Het was een warme nazomerdag en het water dat ze gebruikten om de mortel te mengen, had een temperatuur van 23 graden Celsius. Na overleg met de fabrikant bleek dat er recentelijk een test was uitgevoerd waarbij dezelfde snelle mortel was gemengd met water van 30 graden Celsius, dus dat kon niet het probleem zijn.
Ik vroeg om het telefoonnummer van de werknemer ter plaatse en besprak enkele zaken om te achterhalen wat er misging. Alle basisvoorwaarden waren in orde, en de pompinstallatie bleek ook niet het probleem te zijn.
Ze hadden ongeveer 5 minuten gemengd, mogelijk iets langer.
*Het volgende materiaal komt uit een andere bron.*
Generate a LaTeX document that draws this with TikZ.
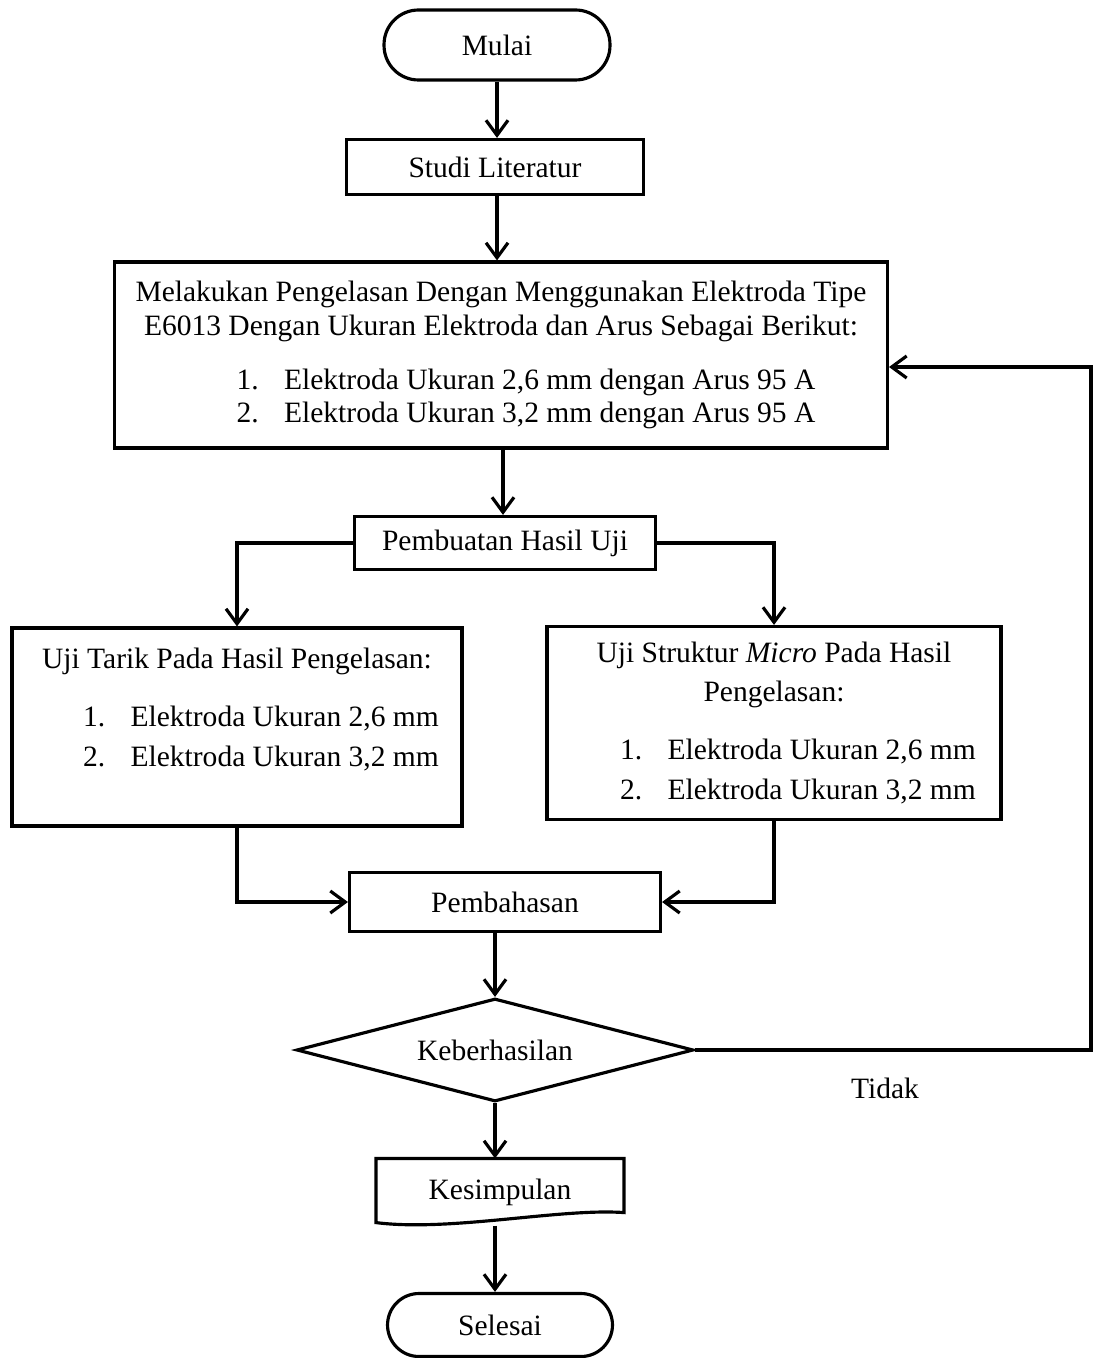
\documentclass[tikz,border=0pt]{standalone}
\usepackage{fontspec}
\setmainfont{Liberation Serif}
\usepackage{tikz}
\usetikzlibrary{arrows.meta,calc,shapes.geometric,positioning}
\newcommand{\teksA}{\fontsize{16.8}{19.3}\selectfont}
\newcommand{\teksB}{\fontsize{16.8}{22.5}\selectfont}
\newcommand{\nomor}[1]{\makebox[0.95cm][l]{#1}}

\begin{document}
\begin{tikzpicture}[x=0.02cm,y=-0.02cm,line width=1.8pt,
  arr/.style={-{Straight Barb[length=0.3cm,width=0.44cm]}},
  box/.style={draw,rectangle,inner sep=0pt,font=\teksA,align=center},
  term/.style={box,rounded corners=#1},
  cabang/.style={box,font=\teksB}]
  \useasboundingbox (0,0) rectangle (1093,1358);
  % alur utama
  \node[term=0.69cm,minimum width=4.52cm,minimum height=1.4cm] (mulai) at (497,45) {Mulai};
  \node[box,minimum width=5.94cm,minimum height=1.1cm] (studi) at (495,167) {Studi Literatur};
  \node[box,minimum width=15.46cm,minimum height=3.72cm] (las) at (501,355)
    {Melakukan Pengelasan Dengan Menggunakan Elektroda Tipe\\
     E6013 Dengan Ukuran Elektroda dan Arus Sebagai Berikut:\\[0.4cm]
     \hspace*{1cm}\nomor{1.}Elektroda Ukuran 2,6 mm dengan Arus 95 A\\
     \hspace*{1cm}\nomor{2.}Elektroda Ukuran 3,2 mm dengan Arus 95 A};
  \node[box,minimum width=6.02cm,minimum height=1.06cm] (buat) at (505,543) {Pembuatan Hasil Uji};
  % dua pengujian
  \node[cabang,minimum width=9.0cm,minimum height=3.96cm] (tarik) at (237,727)
    {Uji Tarik Pada Hasil Pengelasan:\\[0.37cm]
     \hspace*{0.96cm}\nomor{1.}Elektroda Ukuran 2,6 mm\\
     \hspace*{0.96cm}\nomor{2.}Elektroda Ukuran 3,2 mm\\ \mbox{}};
  \node[cabang,minimum width=9.08cm,minimum height=3.86cm] (mikro) at (774,723)
    {Uji Struktur \textit{Micro} Pada Hasil\\ Pengelasan:\\[0.37cm]
     \hspace*{0.96cm}\nomor{1.}Elektroda Ukuran 2,6 mm\\
     \hspace*{0.96cm}\nomor{2.}Elektroda Ukuran 3,2 mm};
  \node[box,minimum width=6.22cm,minimum height=1.18cm] (bahas) at (505,902) {Pembahasan};
  \node[draw,diamond,aspect=3.85,inner sep=0pt,minimum width=7.94cm,minimum height=2.06cm,
    font=\teksA] (cek) at (495,1050) {Keberhasilan};
  \node[font=\teksA] (tidak) at (885,1088) {Tidak};
  % dokumen dengan sisi bawah bergelombang
  \node[inner sep=0pt,minimum width=4.9cm,minimum height=1.28cm,font=\teksA] (simpul) at (500,1192) {Kesimpulan};
  \draw (simpul.north west) -- (simpul.north east) -- ($(simpul.south east)+(0,-13)$)
    .. controls (560,1208) and (450,1232) .. ($(simpul.south west)+(0,-3)$) -- cycle;
  \node[term=0.63cm,minimum width=4.5cm,minimum height=1.26cm] (selesai) at (500,1325) {Selesai};
  % penghubung
  \draw[arr] (mulai.south) -- (mulai.south |- studi.north);
  \draw[arr] (studi.south -| mulai) -- (mulai |- las.north);
  \draw[arr] (las.south -| 503,0) -- (buat.north -| 503,0);
  \draw[arr] (buat.west) -| (tarik.north);
  \draw[arr] (buat.east) -| (mikro.north);
  \draw[arr] (tarik.south) |- (bahas.west);
  \draw[arr] (mikro.south) |- (bahas.east);
  \draw[arr] (bahas.south -| cek) -- (cek.north);
  \draw[arr] (cek.south) -- (cek.south |- simpul.north);
  \draw[arr] (simpul.south -| cek) -- (cek |- selesai.north);
  \coordinate (balik) at (1091,367);
  \draw[arr] (cek.east) -| (balik) -- (balik -| las.east);
\end{tikzpicture}
\end{document}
Maar vanwege de beperkte toegang tot kraanwater op het fabrieksterrein, hadden ze fabriekswater gebruikt.
Fabriekswater kan onbekende chemicaliën en verontreinigingen bevatten die schadelijk zijn voor de kwaliteit en duurzaamheid van de gietmortel en mogelijk van invloed zijn op het verhardingsproces.
💡Nadat ze overschakelden op kraanwater en de mengtijd nauwlettend volgden met een stopwatch, kregen ze de mortel gepompt in de gewenste consistentie, zoals bedoeld.